-- START OF Supplied information --

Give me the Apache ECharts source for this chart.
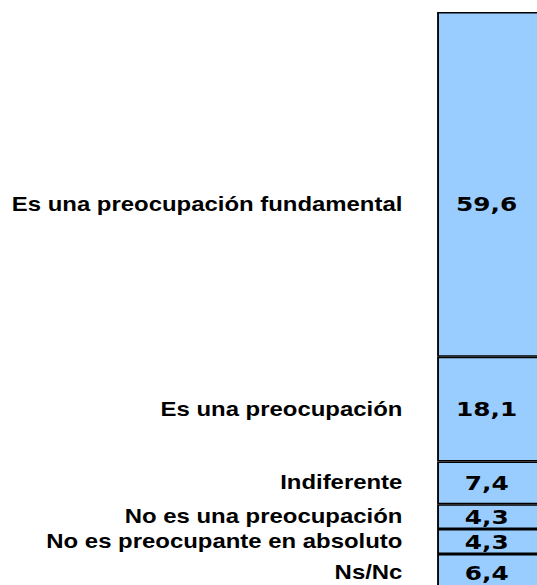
<!DOCTYPE html>
<html>
<head>
<meta charset="utf-8">
<script src="https://cdn.jsdelivr.net/npm/echarts@6/dist/echarts.min.js"></script>
<style>
  html, body { margin: 0; padding: 0; background: #fff; overflow: hidden; }
  /* the source picture is stretched sideways, so the chart is too */
  #chart { width: 433px; height: 585px; transform: scaleX(1.24); transform-origin: 0 0; }
</style>
</head>
<body>
<div id="chart"></div>
<script>
var categories = [
  "Es una preocupación fundamental",
  "Es una preocupación",
  "Indiferente",
  "No es una preocupación",
  "No es preocupante en absoluto",
  "Ns/Nc"
];
var values = [59.6, 18.1, 7.4, 4.3, 4.3, 6.4];

var total = values.reduce(function (a, b) { return a + b; }, 0);

var valueSeries = categories.map(function (name, i) {
  return {
    name: name,
    type: "bar",
    stack: "values",
    barWidth: "100%",
    barGap: "-100%",
    data: [values[i]],
    itemStyle: { color: "#99ccff", borderColor: "#000", borderWidth: 1.5 },
    label: {
      show: true,
      position: "inside",
      offset: i === 0 ? [-3, 20] : [-3, 0],
      formatter: function (p) { return String(p.value).replace(".", ","); },
      fontFamily: "DejaVu Sans",
      fontWeight: "bold",
      fontSize: 20,
      color: "#000"
    },
    silent: true
  };
});

// transparent twin stack that only carries the category names on the left
var nameSeries = categories.map(function (name, i) {
  return {
    name: name + " ",
    type: "bar",
    stack: "names",
    barWidth: "100%",
    barGap: "-100%",
    data: [values[i]],
    itemStyle: { color: "transparent" },
    label: {
      show: true,
      position: "left",
      distance: 28,
      offset: i === 0 ? [0, 20] : [0, 0],
      formatter: name,
      fontFamily: "Liberation Sans",
      fontWeight: "bold",
      fontSize: 19.3,
      color: "#000"
    },
    silent: true
  };
});

var chart = echarts.init(document.getElementById("chart"), null, { renderer: "svg" });
chart.setOption({
  animation: false,
  grid: { left: 352.5, width: 86, top: 12, height: 579, outerBoundsMode: "none" },
  xAxis: {
    type: "category",
    data: [""],
    show: false
  },
  yAxis: {
    type: "value",
    inverse: true,
    min: 0,
    max: total,
    show: false
  },
  series: valueSeries.concat(nameSeries)
});
</script>
</body>
</html>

-- END OF Supplied information --

## Your task
Quote every line word for word and keep the images out of the copy.

## Solution
Give me the Apache ECharts source for this chart.
<!DOCTYPE html>
<html>
<head>
<meta charset="utf-8">
<script src="https://cdn.jsdelivr.net/npm/echarts@6/dist/echarts.min.js"></script>
<style>
  html, body { margin: 0; padding: 0; background: #fff; overflow: hidden; }
  /* the source picture is stretched sideways, so the chart is too */
  #chart { width: 433px; height: 585px; transform: scaleX(1.24); transform-origin: 0 0; }
</style>
</head>
<body>
<div id="chart"></div>
<script>
var categories = [
  "Es una preocupación fundamental",
  "Es una preocupación",
  "Indiferente",
  "No es una preocupación",
  "No es preocupante en absoluto",
  "Ns/Nc"
];
var values = [59.6, 18.1, 7.4, 4.3, 4.3, 6.4];

var total = values.reduce(function (a, b) { return a + b; }, 0);

var valueSeries = categories.map(function (name, i) {
  return {
    name: name,
    type: "bar",
    stack: "values",
    barWidth: "100%",
    barGap: "-100%",
    data: [values[i]],
    itemStyle: { color: "#99ccff", borderColor: "#000", borderWidth: 1.5 },
    label: {
      show: true,
      position: "inside",
      offset: i === 0 ? [-3, 20] : [-3, 0],
      formatter: function (p) { return String(p.value).replace(".", ","); },
      fontFamily: "DejaVu Sans",
      fontWeight: "bold",
      fontSize: 20,
      color: "#000"
    },
    silent: true
  };
});

// transparent twin stack that only carries the category names on the left
var nameSeries = categories.map(function (name, i) {
  return {
    name: name + " ",
    type: "bar",
    stack: "names",
    barWidth: "100%",
    barGap: "-100%",
    data: [values[i]],
    itemStyle: { color: "transparent" },
    label: {
      show: true,
      position: "left",
      distance: 28,
      offset: i === 0 ? [0, 20] : [0, 0],
      formatter: name,
      fontFamily: "Liberation Sans",
      fontWeight: "bold",
      fontSize: 19.3,
      color: "#000"
    },
    silent: true
  };
});

var chart = echarts.init(document.getElementById("chart"), null, { renderer: "svg" });
chart.setOption({
  animation: false,
  grid: { left: 352.5, width: 86, top: 12, height: 579, outerBoundsMode: "none" },
  xAxis: {
    type: "category",
    data: [""],
    show: false
  },
  yAxis: {
    type: "value",
    inverse: true,
    min: 0,
    max: total,
    show: false
  },
  series: valueSeries.concat(nameSeries)
});
</script>
</body>
</html>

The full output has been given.